## [WORK TO BE COMPLETED]
Set down the listing below verbatim, but only from its first line through the line containing "var topColors = ['#a3a3a3', '#5a5a5a', '#fcfcfc'];".

---------- DATA PROVIDED ----------

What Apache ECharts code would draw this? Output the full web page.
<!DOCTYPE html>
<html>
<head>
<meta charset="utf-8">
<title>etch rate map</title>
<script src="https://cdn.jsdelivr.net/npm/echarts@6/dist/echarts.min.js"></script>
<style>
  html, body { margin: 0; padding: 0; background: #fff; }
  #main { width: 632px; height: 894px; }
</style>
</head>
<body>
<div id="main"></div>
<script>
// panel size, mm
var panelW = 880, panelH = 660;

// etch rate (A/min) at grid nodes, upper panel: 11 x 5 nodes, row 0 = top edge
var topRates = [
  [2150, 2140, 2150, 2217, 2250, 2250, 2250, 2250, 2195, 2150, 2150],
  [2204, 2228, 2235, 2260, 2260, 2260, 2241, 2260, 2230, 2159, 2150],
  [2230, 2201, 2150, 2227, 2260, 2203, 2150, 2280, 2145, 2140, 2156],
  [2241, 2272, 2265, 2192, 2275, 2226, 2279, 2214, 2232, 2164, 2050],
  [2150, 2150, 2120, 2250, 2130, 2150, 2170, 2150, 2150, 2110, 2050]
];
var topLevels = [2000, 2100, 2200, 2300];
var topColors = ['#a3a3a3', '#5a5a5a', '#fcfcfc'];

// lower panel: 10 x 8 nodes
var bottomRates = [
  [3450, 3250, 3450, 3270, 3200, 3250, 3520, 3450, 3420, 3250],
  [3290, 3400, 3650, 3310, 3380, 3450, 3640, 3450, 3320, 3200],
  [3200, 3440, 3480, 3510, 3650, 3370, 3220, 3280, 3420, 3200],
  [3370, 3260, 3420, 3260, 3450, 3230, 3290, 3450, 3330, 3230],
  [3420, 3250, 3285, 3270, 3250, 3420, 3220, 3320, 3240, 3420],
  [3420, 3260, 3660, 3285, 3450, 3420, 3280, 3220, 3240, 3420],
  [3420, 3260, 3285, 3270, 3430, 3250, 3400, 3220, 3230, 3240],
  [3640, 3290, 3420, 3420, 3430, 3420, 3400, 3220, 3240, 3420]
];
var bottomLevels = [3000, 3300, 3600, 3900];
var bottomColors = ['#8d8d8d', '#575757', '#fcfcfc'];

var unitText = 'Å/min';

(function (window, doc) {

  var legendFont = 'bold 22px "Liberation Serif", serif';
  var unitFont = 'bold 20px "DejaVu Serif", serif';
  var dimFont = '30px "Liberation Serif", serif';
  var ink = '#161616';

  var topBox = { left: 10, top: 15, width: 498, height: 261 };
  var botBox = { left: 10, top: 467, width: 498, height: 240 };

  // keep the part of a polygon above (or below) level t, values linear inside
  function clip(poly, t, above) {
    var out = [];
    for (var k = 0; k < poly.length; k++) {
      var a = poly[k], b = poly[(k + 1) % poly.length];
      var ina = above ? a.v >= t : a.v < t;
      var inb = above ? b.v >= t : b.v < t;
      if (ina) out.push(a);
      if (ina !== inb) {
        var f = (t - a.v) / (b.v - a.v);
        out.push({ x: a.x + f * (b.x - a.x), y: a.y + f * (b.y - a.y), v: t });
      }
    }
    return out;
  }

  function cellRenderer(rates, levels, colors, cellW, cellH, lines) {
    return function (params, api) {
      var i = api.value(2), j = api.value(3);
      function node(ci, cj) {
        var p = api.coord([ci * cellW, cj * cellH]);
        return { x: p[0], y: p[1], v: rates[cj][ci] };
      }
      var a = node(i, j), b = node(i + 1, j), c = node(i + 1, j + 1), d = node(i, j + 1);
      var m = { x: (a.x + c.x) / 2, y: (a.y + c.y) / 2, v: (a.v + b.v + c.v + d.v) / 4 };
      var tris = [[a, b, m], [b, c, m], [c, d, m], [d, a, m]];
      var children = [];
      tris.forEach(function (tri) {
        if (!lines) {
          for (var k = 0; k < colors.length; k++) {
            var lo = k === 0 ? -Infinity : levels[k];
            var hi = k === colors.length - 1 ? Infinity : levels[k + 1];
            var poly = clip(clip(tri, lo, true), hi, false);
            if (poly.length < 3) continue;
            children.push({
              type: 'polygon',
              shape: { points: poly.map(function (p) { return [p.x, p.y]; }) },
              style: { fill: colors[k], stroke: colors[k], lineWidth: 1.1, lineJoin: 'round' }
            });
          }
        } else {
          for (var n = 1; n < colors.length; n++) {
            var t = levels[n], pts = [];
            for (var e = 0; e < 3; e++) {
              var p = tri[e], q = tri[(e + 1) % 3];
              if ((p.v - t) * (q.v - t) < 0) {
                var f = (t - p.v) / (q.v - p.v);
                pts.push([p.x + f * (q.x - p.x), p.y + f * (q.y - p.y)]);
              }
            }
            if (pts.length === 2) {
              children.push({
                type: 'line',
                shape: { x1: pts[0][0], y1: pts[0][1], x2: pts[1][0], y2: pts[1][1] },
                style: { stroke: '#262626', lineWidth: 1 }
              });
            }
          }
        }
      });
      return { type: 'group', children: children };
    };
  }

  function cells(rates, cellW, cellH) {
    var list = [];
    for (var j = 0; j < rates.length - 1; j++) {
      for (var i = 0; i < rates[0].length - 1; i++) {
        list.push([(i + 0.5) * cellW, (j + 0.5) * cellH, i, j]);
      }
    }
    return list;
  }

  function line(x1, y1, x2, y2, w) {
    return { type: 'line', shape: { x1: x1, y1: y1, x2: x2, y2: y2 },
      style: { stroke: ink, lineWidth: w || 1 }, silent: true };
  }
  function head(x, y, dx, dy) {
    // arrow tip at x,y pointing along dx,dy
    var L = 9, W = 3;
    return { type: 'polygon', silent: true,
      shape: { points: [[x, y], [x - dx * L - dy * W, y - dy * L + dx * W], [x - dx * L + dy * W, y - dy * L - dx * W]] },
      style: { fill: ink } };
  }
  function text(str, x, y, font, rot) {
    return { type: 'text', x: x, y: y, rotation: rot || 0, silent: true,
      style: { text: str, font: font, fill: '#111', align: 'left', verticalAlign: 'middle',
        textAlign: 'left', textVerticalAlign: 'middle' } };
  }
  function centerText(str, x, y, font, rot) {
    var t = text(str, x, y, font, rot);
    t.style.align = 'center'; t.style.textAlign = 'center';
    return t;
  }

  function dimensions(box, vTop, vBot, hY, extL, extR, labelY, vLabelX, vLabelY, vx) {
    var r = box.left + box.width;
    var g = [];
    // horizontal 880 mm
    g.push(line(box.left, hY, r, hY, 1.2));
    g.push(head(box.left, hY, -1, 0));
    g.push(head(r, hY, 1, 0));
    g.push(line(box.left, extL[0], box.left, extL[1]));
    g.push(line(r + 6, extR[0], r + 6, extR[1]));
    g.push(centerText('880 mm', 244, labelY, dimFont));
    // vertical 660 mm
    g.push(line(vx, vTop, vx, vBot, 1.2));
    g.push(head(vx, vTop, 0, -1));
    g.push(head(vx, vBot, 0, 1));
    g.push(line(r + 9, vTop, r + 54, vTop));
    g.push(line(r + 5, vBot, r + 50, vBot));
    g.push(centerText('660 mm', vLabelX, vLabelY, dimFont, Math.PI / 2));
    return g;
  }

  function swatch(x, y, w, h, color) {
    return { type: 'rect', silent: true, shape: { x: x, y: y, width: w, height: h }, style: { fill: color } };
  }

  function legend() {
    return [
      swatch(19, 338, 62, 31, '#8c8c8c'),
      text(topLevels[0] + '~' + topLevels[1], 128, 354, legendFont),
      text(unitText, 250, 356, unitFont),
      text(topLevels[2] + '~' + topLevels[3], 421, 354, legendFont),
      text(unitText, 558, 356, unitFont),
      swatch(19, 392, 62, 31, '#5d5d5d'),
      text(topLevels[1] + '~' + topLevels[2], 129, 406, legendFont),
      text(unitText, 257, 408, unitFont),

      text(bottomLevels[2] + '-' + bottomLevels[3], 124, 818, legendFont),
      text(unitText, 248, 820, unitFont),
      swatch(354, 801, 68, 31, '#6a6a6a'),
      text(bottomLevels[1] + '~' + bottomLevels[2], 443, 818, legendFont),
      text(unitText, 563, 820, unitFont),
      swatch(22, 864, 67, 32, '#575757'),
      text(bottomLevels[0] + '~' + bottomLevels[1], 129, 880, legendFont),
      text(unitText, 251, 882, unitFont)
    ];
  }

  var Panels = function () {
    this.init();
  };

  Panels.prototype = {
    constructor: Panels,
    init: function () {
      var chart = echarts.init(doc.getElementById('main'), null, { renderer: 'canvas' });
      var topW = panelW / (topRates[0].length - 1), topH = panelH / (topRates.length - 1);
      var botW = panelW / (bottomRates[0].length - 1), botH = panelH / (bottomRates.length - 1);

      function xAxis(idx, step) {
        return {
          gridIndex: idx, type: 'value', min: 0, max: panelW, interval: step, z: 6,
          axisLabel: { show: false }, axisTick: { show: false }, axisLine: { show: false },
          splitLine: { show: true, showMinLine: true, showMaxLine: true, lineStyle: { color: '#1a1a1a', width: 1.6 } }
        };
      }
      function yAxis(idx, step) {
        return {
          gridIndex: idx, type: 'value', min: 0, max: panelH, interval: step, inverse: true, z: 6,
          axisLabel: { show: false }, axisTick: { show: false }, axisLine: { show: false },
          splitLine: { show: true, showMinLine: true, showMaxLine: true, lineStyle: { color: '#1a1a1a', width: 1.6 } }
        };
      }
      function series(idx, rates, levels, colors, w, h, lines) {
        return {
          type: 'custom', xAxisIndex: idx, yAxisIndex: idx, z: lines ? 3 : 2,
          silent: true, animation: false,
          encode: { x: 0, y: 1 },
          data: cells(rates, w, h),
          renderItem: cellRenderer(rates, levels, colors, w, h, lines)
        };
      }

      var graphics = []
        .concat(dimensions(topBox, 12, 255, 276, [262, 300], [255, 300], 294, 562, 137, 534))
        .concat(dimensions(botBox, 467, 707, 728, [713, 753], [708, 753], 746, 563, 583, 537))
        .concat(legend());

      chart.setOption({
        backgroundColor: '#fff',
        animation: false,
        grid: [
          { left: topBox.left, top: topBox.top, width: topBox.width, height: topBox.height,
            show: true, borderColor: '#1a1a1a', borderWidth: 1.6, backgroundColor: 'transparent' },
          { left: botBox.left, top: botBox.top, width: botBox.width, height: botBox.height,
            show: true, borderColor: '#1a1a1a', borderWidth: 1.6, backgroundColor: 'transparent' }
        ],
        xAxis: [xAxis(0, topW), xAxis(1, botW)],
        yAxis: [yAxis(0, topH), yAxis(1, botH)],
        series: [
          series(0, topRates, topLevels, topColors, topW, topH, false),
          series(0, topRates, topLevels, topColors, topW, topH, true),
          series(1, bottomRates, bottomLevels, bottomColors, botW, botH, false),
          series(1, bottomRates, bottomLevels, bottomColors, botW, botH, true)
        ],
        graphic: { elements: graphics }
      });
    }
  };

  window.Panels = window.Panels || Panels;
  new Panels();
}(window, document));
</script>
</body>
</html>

----------

## [RESULT OF THIS TASK]
What Apache ECharts code would draw this? Output the full web page.
<!DOCTYPE html>
<html>
<head>
<meta charset="utf-8">
<title>etch rate map</title>
<script src="https://cdn.jsdelivr.net/npm/echarts@6/dist/echarts.min.js"></script>
<style>
  html, body { margin: 0; padding: 0; background: #fff; }
  #main { width: 632px; height: 894px; }
</style>
</head>
<body>
<div id="main"></div>
<script>
// panel size, mm
var panelW = 880, panelH = 660;

// etch rate (A/min) at grid nodes, upper panel: 11 x 5 nodes, row 0 = top edge
var topRates = [
  [2150, 2140, 2150, 2217, 2250, 2250, 2250, 2250, 2195, 2150, 2150],
  [2204, 2228, 2235, 2260, 2260, 2260, 2241, 2260, 2230, 2159, 2150],
  [2230, 2201, 2150, 2227, 2260, 2203, 2150, 2280, 2145, 2140, 2156],
  [2241, 2272, 2265, 2192, 2275, 2226, 2279, 2214, 2232, 2164, 2050],
  [2150, 2150, 2120, 2250, 2130, 2150, 2170, 2150, 2150, 2110, 2050]
];
var topLevels = [2000, 2100, 2200, 2300];
var topColors = ['#a3a3a3', '#5a5a5a', '#fcfcfc'];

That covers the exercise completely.